What do Harvard students keep on their bookshelves? In this photo essay, Crimson photographers visit students across campus, asking them what they choose to store — or display — on their shelves and why.
“My bookshelf has a lot of small things that I have gotten during my travels,” Coby Y. Garcia ’25 said.
The Currier House resident highlighted his international shot glass collection.
“I have shot glasses from Egypt — one from Egypt, one from Indiana, one from Paris. I went as a tourist to Texas,” he said.
Garcia said that his favorite item is a Buc-ee's stuffed animal from a memorable trip to Texas to visit a friend who lives there. He said that the stuffed animal reminds him of the uniqueness of his friends.
S. Max Fan ’26, an English and Mathematics concentrator at the College, has no shortage of reading material on his bookshelf.
“I stupidly thought that I’d want a bunch of books to read while I was here,” he said. “So I came here in my first suitcase with sort of probably half a shelf of books, which is more than any person really needs.”
As an English concentrator, Fan has to read about three books a week, meaning his book collection has only grown. His shelf contains many academic works, from his favorite book, Langdon Hammer’s “James Merrill: Life and Art,” to resources used in his work at the Radcliffe Institute, like Judith Arcana’s “Grace Paley’s Life Stories.”
But not all of his books are heavy literature. Sitting among the historical monographs, poetry, and Shakespeare, there are also guides for goat owners and an illustrated children’s book set in Boston.
“It’s really funny as a gift, I think, to give somebody a book that’s entirely sincere about raising milk goats in this modern world,” he said.
DeWolfe resident Yena L. Im ’27 covers the top of her bookshelf with bouquets of dried flowers.
“Whenever I get flowers, I dry them so that I can keep them forever because I don’t like throwing them away when they die,” she said.
Some of the flowers are kept in old bottles of juice and kombucha, two of her favorite drinks.
Further down on the bookshelf are stacks of books, which Im explained are all for her Social Studies 10a and 10b classes.
“A lot of reading for social studies,” she noted.
“I really enjoy collecting books,” said Max C. Surprenant ’26. “I have a larger collection at home, and I feel like every semester I choose to bring in some that I have read and I like to reread, and others that I hope to get to over the course of the semester.”
Despite his extensive book collection, the Winthrop House resident says his favorite items on the shelf are his radio and CD player.
“My family has always collected CDs, and so it sort of reminds me of the bookshelves I have at home that are full of a lot of CDs that are from my parents’ collections that they had in college,” he said. “So I feel like I’m kind of continuing that tradition.”
Surprenant said that he likes how the older technology stops his tendency of switching quickly between music on his phone.
“You kind of just pay a little bit more attention to what you’ve chosen,” he explained.
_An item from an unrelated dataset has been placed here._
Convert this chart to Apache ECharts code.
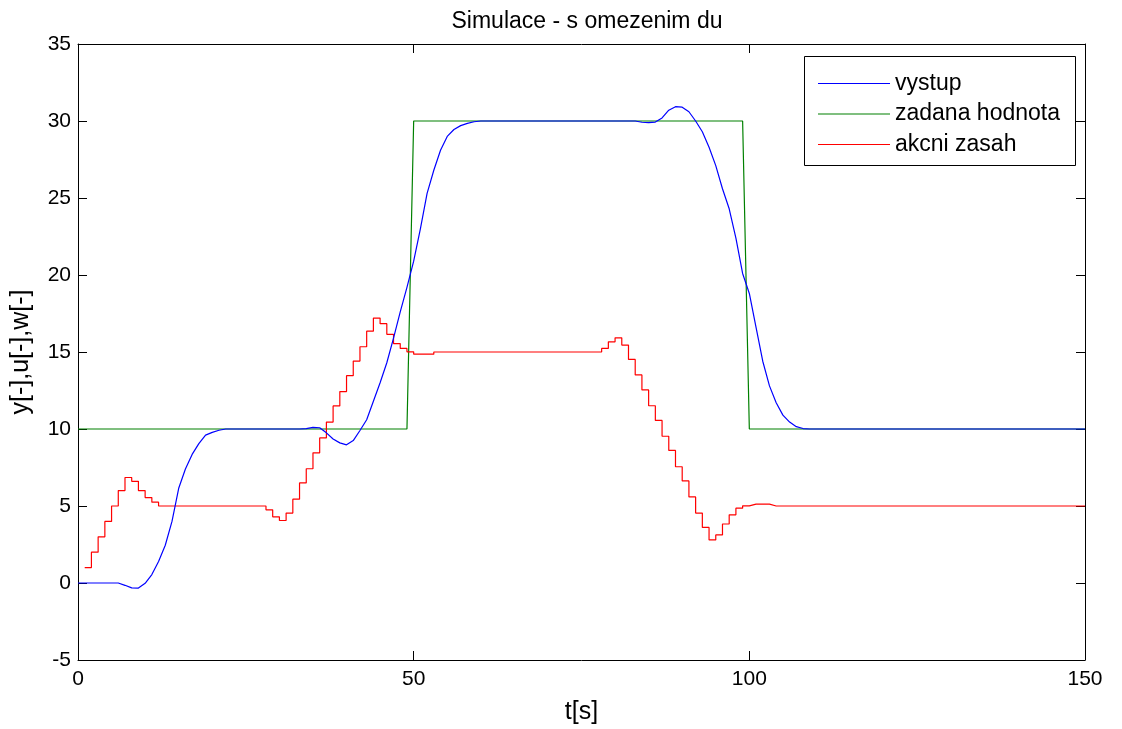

For Irati Evworo Diez ’25-26, her bookshelf is a “portable home” that has moved around with her over the years.
“My sense of home has become really associated to the objects I own, rather than the places I’ve lived,” she said. “And so this bookshelf is super representative of that.”
Her bookshelf’s most recent addition is a plaster hand — a mold of her own. Im said it was made by one of her friends at the Carpenter Center.
Diez said that her porcelain tea set — which she’s had since she was five — is one of her favorite things in the world.
Perhaps her most prized possession, however, is her copy of Leo Tolstoy’s “War and Peace.”
“This is my favorite book of all time,” she said. “In Hum 10, when we got asked what object would be saved from a fire in our house, I said my copy of ‘War and Peace’ that I stole from my high school library.”